--- Provided data ---
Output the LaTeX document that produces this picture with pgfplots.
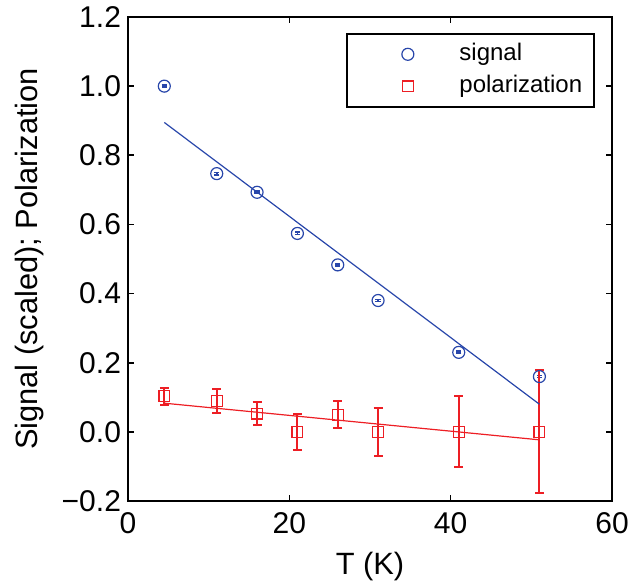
\documentclass[border=0pt]{standalone}
\usepackage{fontspec}
\setmainfont{Liberation Sans}
\usepackage{pgfplots}
\pgfplotsset{compat=1.18}
\usepackage{pgfplotstable}
\definecolor{sigblue}{RGB}{40,70,170}
\definecolor{polred}{RGB}{237,30,36}

\pgfplotstableread{
x y e
4.5 1.000 0.003
11 0.747 0.003
16 0.693 0.003
21 0.574 0.003
26 0.483 0.003
31 0.380 0.003
41 0.230 0.003
51 0.160 0.003
}\signaldata

\pgfplotstableread{
x y e
4.5 0.103 0.025
11 0.090 0.035
16 0.053 0.034
21 0.000 0.053
26 0.049 0.039
31 0.000 0.070
41 0.000 0.103
51 0.000 0.178
}\poldata

\begin{document}
\begin{tikzpicture}
\begin{axis}[
  scale only axis,
  width=242pt, height=242pt,
  xmin=0, xmax=60, ymin=-0.2, ymax=1.2,
  xtick={0,20,40,60},
  ytick={-0.2,0,0.2,0.4,0.6,0.8,1.0,1.2},
  yticklabels={−0.2,0.0,0.2,0.4,0.6,0.8,1.0,1.2},
  /pgf/number format/assume math mode=true,
  tick align=inside,
  major tick length=3pt,
  minor tick num=0,
  axis line style={line width=0.8pt},
  every tick/.style={black, line width=0.8pt},
  tick label style={font=\fontsize{15}{18}\selectfont},
  xticklabel style={yshift=-2pt},
  xlabel={T (K)},
  ylabel={Signal (scaled); Polarization},
  every axis x label/.style={at={(axis description cs:0.5,-0.1508)}, anchor=base, font=\fontsize{15.4}{18}\selectfont},
  every axis y label/.style={at={(axis description cs:-0.188,0.5)}, rotate=90, anchor=base, font=\fontsize{15.4}{18}\selectfont},
  legend style={
    at={(1,1)}, anchor=north east, xshift=-8.5pt, yshift=-8pt,
    draw=black, line width=0.8pt, fill=white,
    inner xsep=4pt, inner ysep=2.25pt,
    font=\fontsize{12}{14}\selectfont,
    nodes={inner sep=2pt, text height=9pt, text depth=3pt},
  },
  legend cell align=left,
  legend image code/.code={
    \path (-26pt,0) (23.5pt,0);
    \draw[#1, only marks, line width=0.6pt] plot coordinates {(0pt,0pt)};
  },
]
\addplot[sigblue, only marks, mark=o, mark size=3pt, line width=0.6pt,
  error bars/.cd, y dir=both, y explicit,
  error bar style={line width=0.9pt, color=sigblue, solid},
  error mark options={rotate=90, mark size=1.3pt, line width=0.9pt, color=sigblue}]
  table[x=x, y=y, y error=e] {\signaldata};
\addlegendentry{signal}
\addplot[polred, only marks, mark=square, mark size=2.7pt, line width=0.6pt,
  error bars/.cd, y dir=both, y explicit,
  error bar style={line width=1pt, color=polred, solid},
  error mark options={rotate=90, mark size=2.25pt, line width=1pt, color=polred}]
  table[x=x, y=y, y error=e] {\poldata};
\addlegendentry{polarization}
\addplot[sigblue, line width=0.6pt, forget plot] coordinates {(4.5,0.895) (51,0.080)};
\addplot[polred, line width=0.6pt, forget plot] coordinates {(4.5,0.083) (51,-0.023)};
\coordinate (bl) at (rel axis cs:0,0);
\coordinate (tr) at (rel axis cs:1,1);
\end{axis}
\pgfresetboundingbox
\useasboundingbox ([shift={(-64pt,-42pt)}]bl) rectangle ([shift={(14.5pt,8.5pt)}]tr);
\end{tikzpicture}
\end{document}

--- Directive ---
Print the full listing exactly, dropping the pictures.

--- Answer to the exercise ---
Output the LaTeX document that produces this picture with pgfplots.
\documentclass[border=0pt]{standalone}
\usepackage{fontspec}
\setmainfont{Liberation Sans}
\usepackage{pgfplots}
\pgfplotsset{compat=1.18}
\usepackage{pgfplotstable}
\definecolor{sigblue}{RGB}{40,70,170}
\definecolor{polred}{RGB}{237,30,36}

\pgfplotstableread{
x y e
4.5 1.000 0.003
11 0.747 0.003
16 0.693 0.003
21 0.574 0.003
26 0.483 0.003
31 0.380 0.003
41 0.230 0.003
51 0.160 0.003
}\signaldata

\pgfplotstableread{
x y e
4.5 0.103 0.025
11 0.090 0.035
16 0.053 0.034
21 0.000 0.053
26 0.049 0.039
31 0.000 0.070
41 0.000 0.103
51 0.000 0.178
}\poldata

\begin{document}
\begin{tikzpicture}
\begin{axis}[
  scale only axis,
  width=242pt, height=242pt,
  xmin=0, xmax=60, ymin=-0.2, ymax=1.2,
  xtick={0,20,40,60},
  ytick={-0.2,0,0.2,0.4,0.6,0.8,1.0,1.2},
  yticklabels={−0.2,0.0,0.2,0.4,0.6,0.8,1.0,1.2},
  /pgf/number format/assume math mode=true,
  tick align=inside,
  major tick length=3pt,
  minor tick num=0,
  axis line style={line width=0.8pt},
  every tick/.style={black, line width=0.8pt},
  tick label style={font=\fontsize{15}{18}\selectfont},
  xticklabel style={yshift=-2pt},
  xlabel={T (K)},
  ylabel={Signal (scaled); Polarization},
  every axis x label/.style={at={(axis description cs:0.5,-0.1508)}, anchor=base, font=\fontsize{15.4}{18}\selectfont},
  every axis y label/.style={at={(axis description cs:-0.188,0.5)}, rotate=90, anchor=base, font=\fontsize{15.4}{18}\selectfont},
  legend style={
    at={(1,1)}, anchor=north east, xshift=-8.5pt, yshift=-8pt,
    draw=black, line width=0.8pt, fill=white,
    inner xsep=4pt, inner ysep=2.25pt,
    font=\fontsize{12}{14}\selectfont,
    nodes={inner sep=2pt, text height=9pt, text depth=3pt},
  },
  legend cell align=left,
  legend image code/.code={
    \path (-26pt,0) (23.5pt,0);
    \draw[#1, only marks, line width=0.6pt] plot coordinates {(0pt,0pt)};
  },
]
\addplot[sigblue, only marks, mark=o, mark size=3pt, line width=0.6pt,
  error bars/.cd, y dir=both, y explicit,
  error bar style={line width=0.9pt, color=sigblue, solid},
  error mark options={rotate=90, mark size=1.3pt, line width=0.9pt, color=sigblue}]
  table[x=x, y=y, y error=e] {\signaldata};
\addlegendentry{signal}
\addplot[polred, only marks, mark=square, mark size=2.7pt, line width=0.6pt,
  error bars/.cd, y dir=both, y explicit,
  error bar style={line width=1pt, color=polred, solid},
  error mark options={rotate=90, mark size=2.25pt, line width=1pt, color=polred}]
  table[x=x, y=y, y error=e] {\poldata};
\addlegendentry{polarization}
\addplot[sigblue, line width=0.6pt, forget plot] coordinates {(4.5,0.895) (51,0.080)};
\addplot[polred, line width=0.6pt, forget plot] coordinates {(4.5,0.083) (51,-0.023)};
\coordinate (bl) at (rel axis cs:0,0);
\coordinate (tr) at (rel axis cs:1,1);
\end{axis}
\pgfresetboundingbox
\useasboundingbox ([shift={(-64pt,-42pt)}]bl) rectangle ([shift={(14.5pt,8.5pt)}]tr);
\end{tikzpicture}
\end{document}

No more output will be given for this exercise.